Posts Tagged ‘story’

Let’s be honest here. How many of us decide to make that visit to the temple / masjid / church because we have nothing to ask for. Not many would go all the way to thank god for his recent blessings and nor do many think of dropping by just because they had nothing else to do, not even watch TV!
Unwilling to give out definite numbers but pretty sure those are troubled souls who have shown the patience to stand in long queues for that soothing darshan of a lifeless mould called idol. Forgive the seemingly disparaging word idol as substitute for God but the irony is striking where matters pertaining to life are passed on by devotees to that idol with the supreme confidence that some magical telepathic powers are at work. And just when the important call to God is being made, the supervising priest yells aloud in your ear, “Chalo, chalo, aage badho!” All that the minder is bothered about is that people just drop money in the donation box, join hands in a fleeting gesture and move on.
That’s when I really feel like whacking the guy hard. Selfishly, I reprimand myself, “Oops, sorry God, do ignore my anger at a fellow human being created by you but do please consider my request and oblige. I will even donate five coconuts and flowers if you do so.”
And then you rush to work where the boss is standing at the door and says, “you are late”. I am apologetic and tell him the reason being the long queue at the temple and the retort is predictable. “Well then you start praying that your job is intact if you are late one more time.” God somebody whack this non-believer for whom money is the only God.
But a man of conscience I am and decide to make up with an extra hour at work, if it will help save my meagre salary job, which is directly related to save my crumbling marriage. Didn’t I tell you about that? Well that is what I was saying to God, wasn’t it?

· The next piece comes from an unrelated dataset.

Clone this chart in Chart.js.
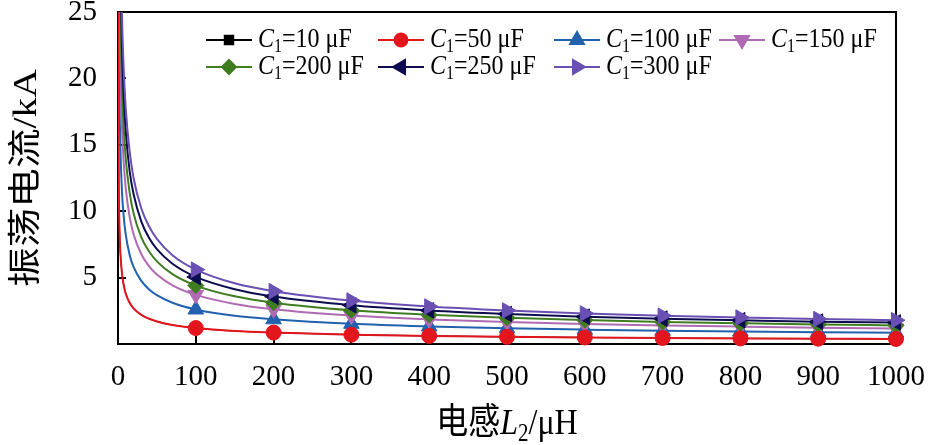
<!DOCTYPE html>
<html>
<head>
<meta charset="utf-8">
<script src="https://cdn.jsdelivr.net/npm/chart.js@4"></script>
<style>
  html, body { margin: 0; background: #fff; }
  #wrap { width: 928px; height: 445px; }
</style>
</head>
<body>
<div id="wrap"><canvas id="chart"></canvas></div>
<script>
// inductance L2 (uH) and oscillation current (kA) per capacitor C1
const inductance = [0.1, 0.3, 0.5, 1, 2, 3, 5, 7, 10, 15, 20, 30, 40, 50, 70, 100, 150, 200, 300, 400, 500, 600, 700, 800, 900, 1000];
const capacitance = [10, 50, 100, 150, 200, 250, 300];

const i10  = [37.9, 21.9, 17.0, 12.0, 8.49, 6.93, 5.37, 4.54, 3.79, 3.10, 2.68, 2.19, 1.90, 1.70, 1.43, 1.20, 0.98, 0.86, 0.70, 0.61, 0.54, 0.49, 0.45, 0.42, 0.40, 0.38];
const i50  = [37.9, 21.9, 17.0, 12.0, 8.49, 6.93, 5.37, 4.54, 3.79, 3.10, 2.68, 2.19, 1.90, 1.70, 1.43, 1.20, 0.98, 0.86, 0.70, 0.61, 0.54, 0.49, 0.45, 0.42, 0.40, 0.38];
const i100 = [82.2, 47.5, 36.8, 26.0, 18.4, 15.0, 11.6, 9.83, 8.22, 6.71, 5.81, 4.75, 4.11, 3.68, 3.11, 2.60, 2.12, 1.86, 1.52, 1.32, 1.18, 1.08, 1.00, 0.94, 0.89, 0.85];
const i150 = [117, 67.6, 52.3, 37.0, 26.2, 21.4, 16.5, 14.0, 11.7, 9.55, 8.27, 6.76, 5.85, 5.23, 4.42, 3.70, 3.02, 2.62, 2.14, 1.85, 1.65, 1.51, 1.40, 1.31, 1.23, 1.17];
const i200 = [139, 80.3, 62.2, 44.0, 31.1, 25.4, 19.7, 16.6, 13.9, 11.4, 9.84, 8.03, 6.96, 6.22, 5.26, 4.40, 3.59, 3.11, 2.54, 2.20, 1.97, 1.80, 1.66, 1.56, 1.47, 1.40];
const i250 = [160, 92.2, 71.4, 50.5, 35.7, 29.2, 22.6, 19.1, 16.0, 13.0, 11.3, 9.22, 7.98, 7.14, 6.04, 5.05, 4.12, 3.57, 2.92, 2.53, 2.26, 2.06, 1.91, 1.79, 1.68, 1.62];
const i300 = [177, 102, 79.2, 56.0, 39.6, 32.3, 25.0, 21.2, 17.7, 14.5, 12.5, 10.2, 8.85, 7.92, 6.69, 5.60, 4.57, 3.98, 3.27, 2.82, 2.52, 2.30, 2.13, 1.99, 1.88, 1.79];

const xTicks = [0, 100, 200, 300, 400, 500, 600, 700, 800, 900, 1000];
const yTicks = [5, 10, 15, 20, 25];
const markerAt = [100, 200, 300, 400, 500, 600, 700, 800, 900, 1000];

const series = [i10, i50, i100, i150, i200, i250, i300];

// styles
const colors = ['#000000', '#e3151d', '#2161ad', '#b06ab4', '#3f7d20', '#0c0c4e', '#6a50b3'];
const shapes = ['rect', 'circle', 'triangle', 'triangle', 'rectRot', 'triangle', 'triangle'];
const turns  = [0, 0, 0, 180, 0, -90, 90];
const sizes  = [7, 7.5, 9, 9, 8, 9, 9];
const widths = [1.2, 2, 2, 2, 2, 2, 2];
const orders = [9, 1, 6, 5, 4, 3, 2];

const SERIF = '"Liberation Serif", "Times New Roman", "Noto Sans CJK SC", serif';

const datasets = series.map((vals, k) => ({
  label: 'C1=' + capacitance[k] + ' \u03bcF',
  data: inductance.map((x, i) => ({ x, y: vals[i] })),
  borderColor: colors[k],
  backgroundColor: colors[k],
  borderWidth: widths[k],
  pointStyle: shapes[k],
  rotation: turns[k],
  pointRadius: c => markerAt.includes(inductance[c.dataIndex]) ? sizes[k] : 0,
  pointBorderWidth: 1,
  pointHoverRadius: 0,
  cubicInterpolationMode: 'monotone',
  order: orders[k],
  clip: { left: 0, top: 0, right: 15, bottom: 15 }
}));

// draw text pieces in a row, stretched a bit vertically like the original
function richText(ctx, parts, x, y, align, sy) {
  let w = 0;
  parts.forEach(p => { ctx.font = p[1]; w += ctx.measureText(p[0]).width; });
  let cx = align === 'center' ? -w / 2 : 0;
  ctx.save();
  ctx.translate(x, y);
  ctx.scale(1, sy);
  ctx.textAlign = 'left';
  ctx.textBaseline = 'alphabetic';
  ctx.fillStyle = '#000';
  parts.forEach(p => {
    ctx.font = p[1];
    ctx.fillText(p[0], cx, p[2]);
    cx += ctx.measureText(p[0]).width;
  });
  ctx.restore();
}

const legendCols = [229, 401, 577, 742];
const legendRows = [40, 67];

const decor = {
  id: 'decor',
  beforeDatasetsDraw(chart) {
    const { ctx, chartArea: a } = chart;
    ctx.save();
    ctx.strokeStyle = '#000';
    ctx.lineWidth = 2;
    ctx.strokeRect(a.left, a.top, a.right - a.left, a.bottom - a.top);
    ctx.restore();
  },
  afterDraw(chart) {
    const { ctx, chartArea: a } = chart;

    // legend, 4 + 3 items
    capacitance.forEach((c, k) => {
      const mx = legendCols[k % 4];
      const my = legendRows[Math.floor(k / 4)];
      ctx.save();
      ctx.strokeStyle = colors[k];
      ctx.fillStyle = colors[k];
      ctx.lineWidth = 2;
      ctx.beginPath();
      ctx.moveTo(mx - 23, my);
      ctx.lineTo(mx + 23, my);
      ctx.stroke();
      Chart.helpers.drawPoint(ctx, { pointStyle: shapes[k], rotation: turns[k], radius: sizes[k] - 1, borderWidth: 1 }, mx, my);
      ctx.restore();
      richText(ctx, [
        ['C', 'italic 24px ' + SERIF, 0],
        ['1', '16px ' + SERIF, 4],
        ['=' + c + ' \u03bcF', '24px ' + SERIF, 0]
      ], mx + 29, my + 7, 'left', 1.15);
    });

    // x title
    richText(ctx, [
      ['\u7535\u611f', '32px ' + SERIF, 0],
      ['L', 'italic 32px ' + SERIF, 0],
      ['2', '21px ' + SERIF, 6],
      ['/\u03bcH', '32px ' + SERIF, 0]
    ], (a.left + a.right) / 2, 434, 'center', 1.15);

    // y title
    ctx.save();
    ctx.translate(27, (a.top + a.bottom) / 2);
    ctx.rotate(-Math.PI / 2);
    ctx.scale(1.2, 1);
    ctx.font = '33px ' + SERIF;
    ctx.fillStyle = '#000';
    ctx.textAlign = 'center';
    ctx.textBaseline = 'middle';
    ctx.fillText('\u632f\u8361\u7535\u6d41/kA', 0, 0);
    ctx.restore();
  }
};

new Chart(document.getElementById('chart'), {
  type: 'line',
  data: { datasets },
  plugins: [decor],
  options: {
    responsive: true,
    maintainAspectRatio: false,
    animation: false,
    layout: { padding: { left: 0, right: 32, top: 12, bottom: 0 } },
    plugins: { legend: { display: false }, tooltip: { enabled: false } },
    scales: {
      x: {
        type: 'linear',
        min: 0,
        max: 1000,
        afterBuildTicks: axis => { axis.ticks = xTicks.map(v => ({ value: v })); },
        afterFit: axis => { axis.height = 101; axis.paddingLeft = 0; axis.paddingRight = 0; },
        ticks: { color: '#000', font: { family: SERIF, size: 29 }, padding: 24, maxRotation: 0, autoSkip: false, callback: v => String(v) },
        grid: { drawOnChartArea: false, drawTicks: true, tickLength: -8, color: '#000', lineWidth: 2 },
        border: { display: true, color: '#000', width: 2 }
      },
      y: {
        min: 0,
        max: 25,
        afterBuildTicks: axis => { axis.ticks = yTicks.map(v => ({ value: v })); },
        afterFit: axis => { axis.width = 118; axis.paddingTop = 0; axis.paddingBottom = 0; },
        ticks: { color: '#000', font: { family: SERIF, size: 29 }, padding: 29, callback: v => String(v) },
        grid: { drawOnChartArea: false, drawTicks: true, tickLength: -8, color: '#000', lineWidth: 2 },
        border: { display: true, color: '#000', width: 2 }
      }
    }
  }
});
</script>
</body>
</html>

Trying to make up for the time, I decide to hitch a costly cab back home so that I am in time to buy some flowers for the wife and use a ‘fresh’ approach to our relationship before the florist closes at 8 pm. And guess what, despite my show of urgency, the cab driver coolly says, “Saab, I wasn’t expecting this long trip. I don’t have fuel and I will need to stop at the gas station”. I know I am being taken for a ride. Determined to teach him a lesson, I treat him to some choicest of abuses, pay the prevailing fare and step out. After all, I will rather wait for a bus and be delayed then play fodder to the scheming cabbie who wants to refuel at the expense of the waiting time charge on the meter. Had I not been in a hurry, I would have whacked him and teach him a lesson.

But I forgot, time was ticking by and the florist shop closed. No flowers to show for, I decide to just stay still at home lest not I make matters worse by passing on my frustration on to the wife. That would be the last thing I want to but, worse, the wife has taken my silent attitude on arrival is that I don’t care. “You don’t love me. You spend extra hours in office never thinking I am alone and bored. Then you just sit here when you should be taking me out, blah, blah”. Wish somebody could whack some sense into the blabbering lady!
At night in bed, the ‘what if’ syndrome takes over. What if I had not gone to the temple… I would have been on time, wouldn’t have to spend extra hour, wouldn’t have to get into a fight with the cabbie. Instead, I would have had a romantic evening with the wife over wine and flowers. She would have been happy, which is what I went to pray for in the first place, right. If only I had chose to do my karma for the day rather than asking the Almighty to make it happen… God, I deserve a whack for being such an idiot.